SEATTLE (Reuters) - Microsoft’s (MSFT.O) decision in 2005 to hire Chris Liddell, a New Zealander working in the paper industry, to fill the company’s open job of chief financial officer seemed like an odd choice.
With no background in technology, Liddell joined Microsoft from International Paper (IP.N) at a time when investors were clamoring for the company to loosen the purse strings on its substantial cash holdings and revitalize a stagnant stock.
“If you look at the odds of a New Zealand paper guy coming into Microsoft and prospering, you wouldn’t give it a snowball’s chance in hell,” said Charlie Songhurst, a Microsoft general manager for strategy and M&A who works closely with Liddell.
Once the ultimate outsider, Liddell is taking a leading role in changing Microsoft from within.
In about three years, he has helped transform Microsoft from a miser that socked away money for a rainy day into a spendthrift, and he has successfully challenged the philosophy that Microsoft, given enough time and resources, should build its own technology to take on all comers.
Liddell has completed nearly 50 deals since joining the company in May 2005. His boldest move yet, Microsoft’s $41.9 billion offer to buy Yahoo Inc YHOO.O, would use up nearly all of a legendary cash stockpile Liddell inherited.
Those reserves are sure to grow again, but now Liddell wants to issue debt for the first time in Microsoft’s 33-year history.
“I believe in being disciplined but aggressive,” Liddell described himself by e-mail. Colleagues see a quiet, intense counterpoint to Chief Executive Steve Ballmer’s animated aggressiveness, a former rugby player who prepares obsessively and routinely works 100 hours a week.
Avoiding the turf wars that have claimed other outside executives who joined Microsoft, Liddell has won the confidence and the ear of Ballmer and the company’s board, and is known as one of the few senior executives ready to meet the rank-and-file for a drink after work.
Analysts praise Liddell for his clean and simple earnings presentations, while Microsoft employees say he is militant in his view that PowerPoint slides should be uncluttered.

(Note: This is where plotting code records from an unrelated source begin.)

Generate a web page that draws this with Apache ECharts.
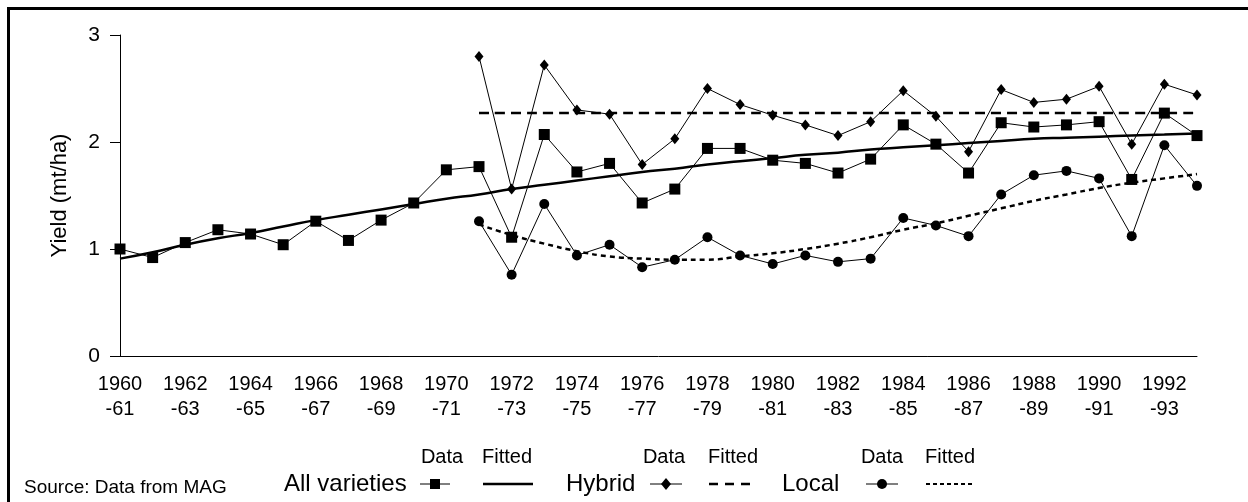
<!DOCTYPE html>
<html>
<head>
<meta charset="utf-8">
<script src="https://cdn.jsdelivr.net/npm/echarts@6/dist/echarts.min.js"></script>
<style>
html, body { margin: 0; padding: 0; background: #fff; }
#chart { width: 1248px; height: 502px; }
</style>
</head>
<body>
<div id="chart"></div>
<script>
const seasons = [
    '1960\n-61', '1961\n-62', '1962\n-63', '1963\n-64', '1964\n-65', '1965\n-66',
    '1966\n-67', '1967\n-68', '1968\n-69', '1969\n-70', '1970\n-71', '1971\n-72',
    '1972\n-73', '1973\n-74', '1974\n-75', '1975\n-76', '1976\n-77', '1977\n-78',
    '1978\n-79', '1979\n-80', '1980\n-81', '1981\n-82', '1982\n-83', '1983\n-84',
    '1984\n-85', '1985\n-86', '1986\n-87', '1987\n-88', '1988\n-89', '1989\n-90',
    '1990\n-91', '1991\n-92', '1992\n-93', '1993\n-94'
]

// All varieties
const allData = [
    1.00, 0.92, 1.06, 1.18, 1.14, 1.04, 1.26, 1.08, 1.27, 1.43, 1.74, 1.77,
    1.11, 2.07, 1.72, 1.80, 1.43, 1.56, 1.94, 1.94, 1.83, 1.80, 1.71, 1.84,
    2.16, 1.98, 1.71, 2.18, 2.14, 2.16, 2.19, 1.65, 2.27, 2.06
]
const allFitted = [
    0.91, 0.97, 1.04, 1.10, 1.15, 1.21, 1.27, 1.32, 1.37, 1.42, 1.47, 1.51,
    1.56, 1.60, 1.64, 1.68, 1.72, 1.75, 1.79, 1.82, 1.85, 1.88, 1.90, 1.93,
    1.95, 1.97, 1.99, 2.01, 2.03, 2.04, 2.05, 2.06, 2.07, 2.08
]

// Hybrid (from 1971-72)
const hybridData = [
    null, null, null, null, null, null, null, null, null, null, null,
    2.80, 1.56, 2.72, 2.30, 2.26, 1.79, 2.03, 2.50, 2.35, 2.25, 2.16, 2.06,
    2.19, 2.48, 2.24, 1.91, 2.49, 2.37, 2.40, 2.52, 1.98, 2.54, 2.44
]
const hybridFitted = [
    null, null, null, null, null, null, null, null, null, null, null,
    2.27, 2.27, 2.27, 2.27, 2.27, 2.27, 2.27, 2.27, 2.27, 2.27, 2.27, 2.27,
    2.27, 2.27, 2.27, 2.27, 2.27, 2.27, 2.27, 2.27, 2.27, 2.27, 2.27
]

// Local (from 1971-72)
const localData = [
    null, null, null, null, null, null, null, null, null, null, null,
    1.26, 0.76, 1.42, 0.94, 1.04, 0.83, 0.90, 1.11, 0.94, 0.86, 0.94, 0.88,
    0.91, 1.29, 1.22, 1.12, 1.51, 1.69, 1.73, 1.66, 1.12, 1.97, 1.59
]
const localFitted = [
    null, null, null, null, null, null, null, null, null, null, null,
    1.23, 1.13, 1.05, 0.98, 0.93, 0.91, 0.90, 0.90, 0.93, 0.96, 1.00, 1.05,
    1.11, 1.18, 1.24, 1.31, 1.38, 1.45, 1.51, 1.57, 1.62, 1.66, 1.70
]

const yTicks = [0, 1, 2, 3]

let myChart = echarts.init(document.getElementById('chart'))
const font = 'Liberation Sans, Arial, sans-serif'

const dataLine = (name, values, symbol, size) => ({
    name: name,
    type: 'line',
    data: values,
    symbol: symbol,
    symbolSize: size,
    showAllSymbol: true,
    connectNulls: false,
    lineStyle: { color: '#000', width: 1 },
    itemStyle: { color: '#000' },
    z: 3
})
const fitLine = (name, values, dash, width) => ({
    name: name,
    type: 'line',
    data: values,
    symbol: 'none',
    smooth: true,
    lineStyle: { color: '#000', width: width, type: dash },
    z: 2
})

// legend drawn by hand (header row: Data / Fitted)
const legendY = 484
const headY = 457
const txt = (x, y, s, size, align) => ({
    type: 'text', x: x, y: y,
    style: { text: s, font: size + 'px ' + font, fill: '#000', align: align || 'left', verticalAlign: 'middle' }
})
const seg = (x1, x2, y, w, dash) => ({
    type: 'line',
    shape: { x1: x1, y1: y, x2: x2, y2: y },
    style: { stroke: '#000', lineWidth: w, lineDash: dash || null }
})

const options = {
    animation: false,
    grid: { left: 120, right: 51, top: 35, bottom: 146, containLabel: false },
    xAxis: {
        type: 'category',
        data: seasons,
        boundaryGap: false,
        axisLine: { lineStyle: { color: '#000', width: 1 } },
        axisTick: { show: false },
        axisLabel: {
            interval: 1, color: '#000', fontSize: 20, fontFamily: font,
            margin: 16, lineHeight: 25
        }
    },
    yAxis: {
        type: 'value',
        min: yTicks[0],
        max: yTicks[yTicks.length - 1],
        interval: 1,
        name: 'Yield (mt/ha)',
        nameLocation: 'middle',
        nameGap: 49,
        nameTextStyle: { color: '#000', fontSize: 22, fontFamily: font },
        splitLine: { show: false },
        axisLine: { show: true, lineStyle: { color: '#000', width: 1 } },
        axisTick: { show: true, length: 10, lineStyle: { color: '#000' } },
        axisLabel: { color: '#000', fontSize: 21, fontFamily: font, margin: 20 }
    },
    series: [
        fitLine('All varieties fitted', allFitted, 'solid', 2.5),
        fitLine('Hybrid fitted', hybridFitted, [10, 6], 2.5),
        fitLine('Local fitted', localFitted, [5, 4], 2.5),
        dataLine('All varieties', allData, 'rect', 11),
        dataLine('Hybrid', hybridData, 'diamond', [9, 11]),
        dataLine('Local', localData, 'circle', 10)
    ],
    graphic: [
        {
            type: 'rect',
            shape: { x: 8.5, y: 8.5, width: 1260, height: 520 },
            style: { fill: 'none', stroke: '#000', lineWidth: 3 }
        },
        txt(24, 488, 'Source: Data from MAG', 19),
        txt(284, legendY, 'All varieties', 24),
        seg(420, 450, legendY, 1),
        { type: 'rect', shape: { x: 430, y: legendY - 5, width: 10, height: 10 }, style: { fill: '#000' } },
        txt(442, headY, 'Data', 20, 'center'),
        txt(507, headY, 'Fitted', 20, 'center'),
        seg(483, 533, legendY, 2.5),
        txt(566, legendY, 'Hybrid', 24),
        seg(650, 682, legendY, 1),
        { type: 'polygon', shape: { points: [[666, legendY - 6], [671, legendY], [666, legendY + 6], [661, legendY]] }, style: { fill: '#000' } },
        txt(664, headY, 'Data', 20, 'center'),
        txt(733, headY, 'Fitted', 20, 'center'),
        seg(709, 757, legendY, 2.5, [9, 7]),
        txt(782, legendY, 'Local', 24),
        seg(866, 898, legendY, 1),
        { type: 'circle', shape: { cx: 882, cy: legendY, r: 5 }, style: { fill: '#000' } },
        txt(882, headY, 'Data', 20, 'center'),
        txt(950, headY, 'Fitted', 20, 'center'),
        seg(926, 975, legendY, 2, [4, 3])
    ]
}
myChart.setOption(options)
</script>
</body>
</html>
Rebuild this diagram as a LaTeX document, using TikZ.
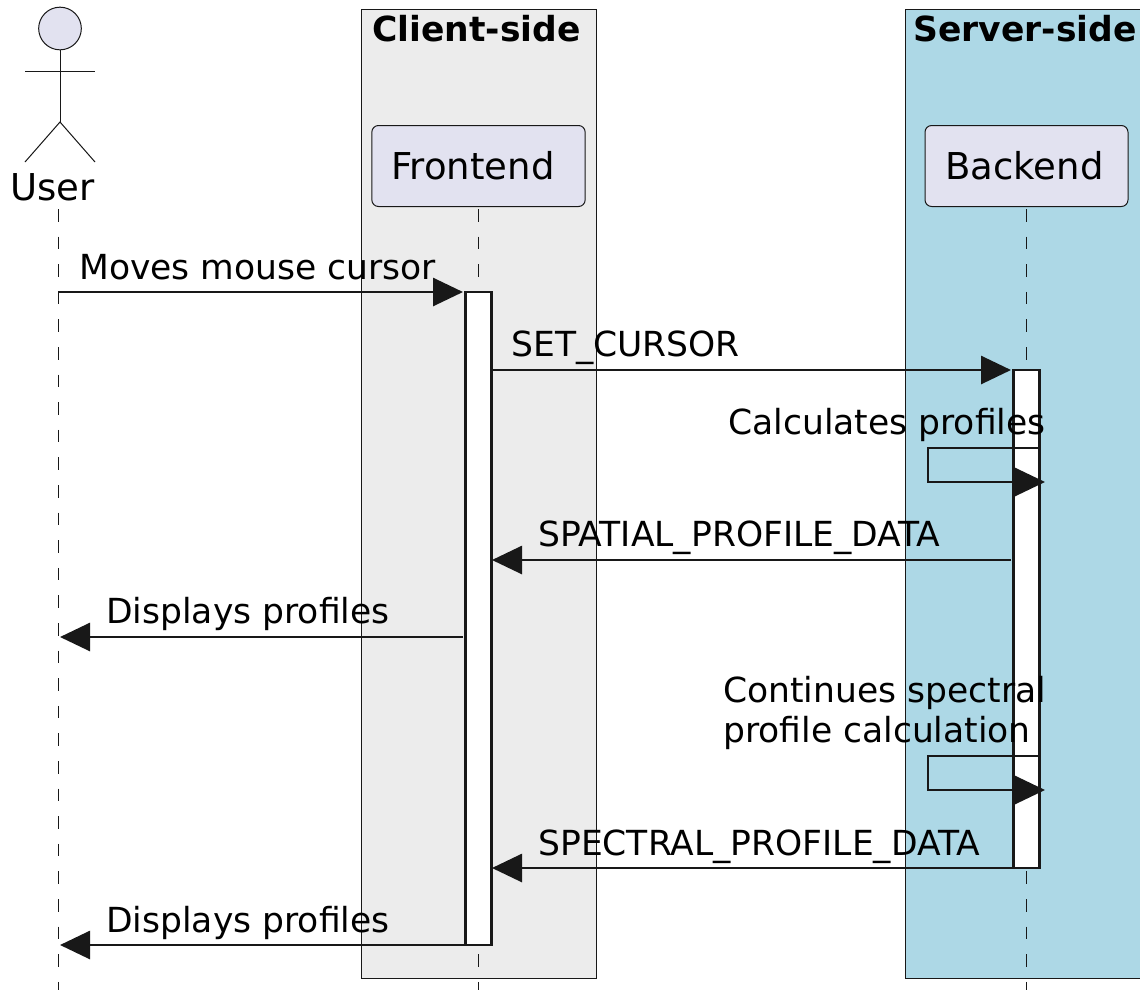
\documentclass[tikz,border=0pt]{standalone}
\usepackage{xcolor}
\usepackage{fontspec}
\setmainfont{DejaVu Sans}
\usepackage{tikz}
\usetikzlibrary{arrows.meta,positioning}
\definecolor{actorfill}{HTML}{E2E2F0}
\definecolor{clientfill}{HTML}{ECECEC}
\definecolor{serverfill}{HTML}{ADD8E6}
\definecolor{inkdark}{HTML}{181818}

\begin{document}
\begin{tikzpicture}[x=0.75pt,y=-0.75pt,
  groupbox/.style ={draw=inkdark,line width=0.75pt,anchor=north west,inner sep=0pt},
  grouptitle/.style ={font=\fontsize{25.9}{30}\selectfont\bfseries,anchor=base,inner sep=0pt},
  participant/.style ={draw=inkdark,fill=actorfill,rounded corners=5pt,line width=0.75pt,minimum height=60.75pt,inner sep=0pt},
  lifeline/.style ={draw=inkdark,line width=0.75pt,dash pattern=on 9.5pt off 11.2pt},
  stick/.style ={draw=inkdark,line width=0.75pt},
  bar/.style ={draw=inkdark,fill=white,line width=2.1pt,minimum width=20pt,inner sep=0pt},
  msg/.style ={draw=inkdark,line width=2.1pt,-{Triangle[length=22.5pt,width=21pt]}},
  msgtext/.style ={font=\fontsize{25.9}{30}\selectfont,anchor=base west,inner sep=0pt},
  headtext/.style ={font=\fontsize{27.75}{32}\selectfont,anchor=base west,inner sep=0pt}]
\useasboundingbox (0,0) rectangle (1140,990);
% group boxes
\node[groupbox,fill=clientfill,minimum width=176.25pt,minimum height=726.75pt] (client) at (361,9) {};
\fill[serverfill] (905,9) rectangle (1140,978);
\draw[inkdark,line width=0.75pt] (1140,9) -- (905,9) -- (905,978) -- (1140,978);
\node[grouptitle] (clienttitle) at (476.5,41) {Client-side};
\node[grouptitle] (servertitle) at (1025,41) {Server-side};
% lifelines
\coordinate (usertop) at (58,209);
\coordinate (userend) at (58,990);
\coordinate (fronttop) at (478,209);
\coordinate (frontend) at (478,990);
\coordinate (backtop) at (1026,209);
\coordinate (backend) at (1026,990);
\draw[lifeline] (usertop) -- (userend);
\draw[lifeline] (fronttop) -- (frontend);
\draw[lifeline] (backtop) -- (backend);
% actor
\node[circle,draw=inkdark,fill=actorfill,line width=0.75pt,minimum size=32pt,inner sep=0pt] (head) at (60,28.5) {};
\coordinate (hip) at (60,122);
\coordinate (armL) at (25,71);
\coordinate (armR) at (95,71);
\coordinate (footL) at (25,162);
\coordinate (footR) at (95,162);
\draw[stick] (head) -- (hip);
\draw[stick] (armL) -- (armR);
\draw[stick] (footL) -- (hip) -- (footR);
\node[headtext] (user) at (10,200) {User};
% participants
\node[participant,minimum width=160pt] (front) at (478.5,166) {};
\node[headtext] (fronttext) at (391,179) {Frontend};
\node[participant,minimum width=152.25pt] (back) at (1026.5,166) {};
\node[headtext] (backtext) at (945,179) {Backend};
% activations
\node[bar,minimum height=489.75pt] (barF) at (478.5,618.5) {};
\node[bar,minimum height=373.5pt] (barB) at (1026.5,619) {};
% messages
\coordinate (m1) at (58,292);
\coordinate (m1end) at (463,292);
\draw[msg] (m1) -- (m1end);
\node[msgtext] (m1text) at (79,279) {Moves mouse cursor};
\coordinate (m2) at (492,370);
\coordinate (m2end) at (1011,370);
\draw[msg] (m2) -- (m2end);
\node[msgtext] (m2text) at (511,356) {SET\_CURSOR};
\coordinate (s1a) at (1040,448);
\coordinate (s1b) at (928,448);
\coordinate (s1c) at (928,482);
\coordinate (s1d) at (1045,482);
\draw[msg] (s1a) -- (s1b) -- (s1c) -- (s1d);
\node[msgtext] (s1text) at (728,434) {Calculates profiles};
\coordinate (m3) at (1011,560);
\coordinate (m3end) at (492,560);
\draw[msg] (m3) -- (m3end);
\node[msgtext] (m3text) at (538,546) {SPATIAL\_PROFILE\_DATA};
\coordinate (m4) at (463,637);
\coordinate (m4end) at (60,637);
\draw[msg] (m4) -- (m4end);
\node[msgtext] (m4text) at (106,623) {Displays profiles};
\coordinate (s2a) at (1040,756);
\coordinate (s2b) at (928,756);
\coordinate (s2c) at (928,790);
\coordinate (s2d) at (1045,790);
\draw[msg] (s2a) -- (s2b) -- (s2c) -- (s2d);
\node[msgtext] (s2text) at (723,702) {Continues spectral};
\node[msgtext] (s2textb) at (723,742) {profile calculation};
\coordinate (m5) at (1013,868);
\coordinate (m5end) at (492,868);
\draw[msg] (m5) -- (m5end);
\node[msgtext] (m5text) at (538,855) {SPECTRAL\_PROFILE\_DATA};
\coordinate (m6) at (465,945);
\coordinate (m6end) at (60,945);
\draw[msg] (m6) -- (m6end);
\node[msgtext] (m6text) at (106,932) {Displays profiles};
\end{tikzpicture}
\end{document}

In the weeks leading up to Microsoft’s offer for Yahoo, Songhurst’s team would come to work on Sunday mornings for “church with Liddell,” planning sessions that would stretch deep into the night.
At those sessions, Liddell probed Yahoo’s financials, checking and double-checking whether Microsoft’s projection for $1 billion in cost savings from a potential Yahoo merger is realistic and achievable.
Liddell would grill Microsoft’s own M&A team about its logic for doing the Yahoo deal, a style of debate that stems from his days studying for his masters degree in philosophy from Oxford University.
“The questions never stop,” said Songhurst. “His method is very Socratic. It’s about arguing things out. It’s about getting to the best possible intellectual answer.”
Since Liddell’s arrival at Microsoft in May 2005, the company has tripled the rate of acquisitions, ranging from small technology firms with a few employees to last year’s $6 billion purchase of digital advertising firm aQuantive.
“I am happy to use our capital strength to drive growth as much as possible,” also wrote Liddell by e-mail.
A former investment banker with Credit Suisse First Boston, Liddell keeps close tabs on the market’s view of Microsoft and has pushed Microsoft to be more responsive to ideas from outside the company.
A former Microsoft employee who asked not to be identified said Liddell pushed the company to solicit pitches from investment bankers instead of relying mostly on its own ideas.
He is one of a handful of top-level executives brought in by Microsoft in recent years to bring outside blood into the company. The list includes Chief Operating Officer Kevin Turner, a former Wal-Mart executive, and Ray Ozzie, who replaced Bill Gates as the company’s chief software architect.
Liddell, who still plays touch rugby with Microsoft employees during lunch, has also pushed for the company’s aggressive campus expansion in the Seattle area.
Adding more offices, parking spots and other amenities is part of a broader push by Liddell and other senior executives to keep Microsoft workers happier. Those types of expenses rarely make Wall Street happy, but Liddell views staff retention as a priority, especially with Google Inc (GOOG.O) and Yahoo opening new offices in the Seattle area.
Over the years, Microsoft investors have complained that the company was too conservative, leaving billions of dollars in cash sitting on its balance sheet.
In 2004, Liddell’s predecessor, John Connors, issued a one-time $32 billion dividend to investors after the company’s cash position reached a staggering $64 billion.
As of the most recent quarter, Liddell has cut the cash pile to $21 billion -- roughly the cash portion of Microsoft’s offer for Yahoo. It has spent $54 billion in the last two fiscal years on share buybacks and dividends.
“This is a company that had $70 billion in cash laying around a couple years ago so it speaks volumes to how much the company has moved the capital structure toward something more efficient,” said Bernstein Research analyst Charles Di Bona.
“It’s a certain level of maturity within the management team in changing how you need to behave sometimes.”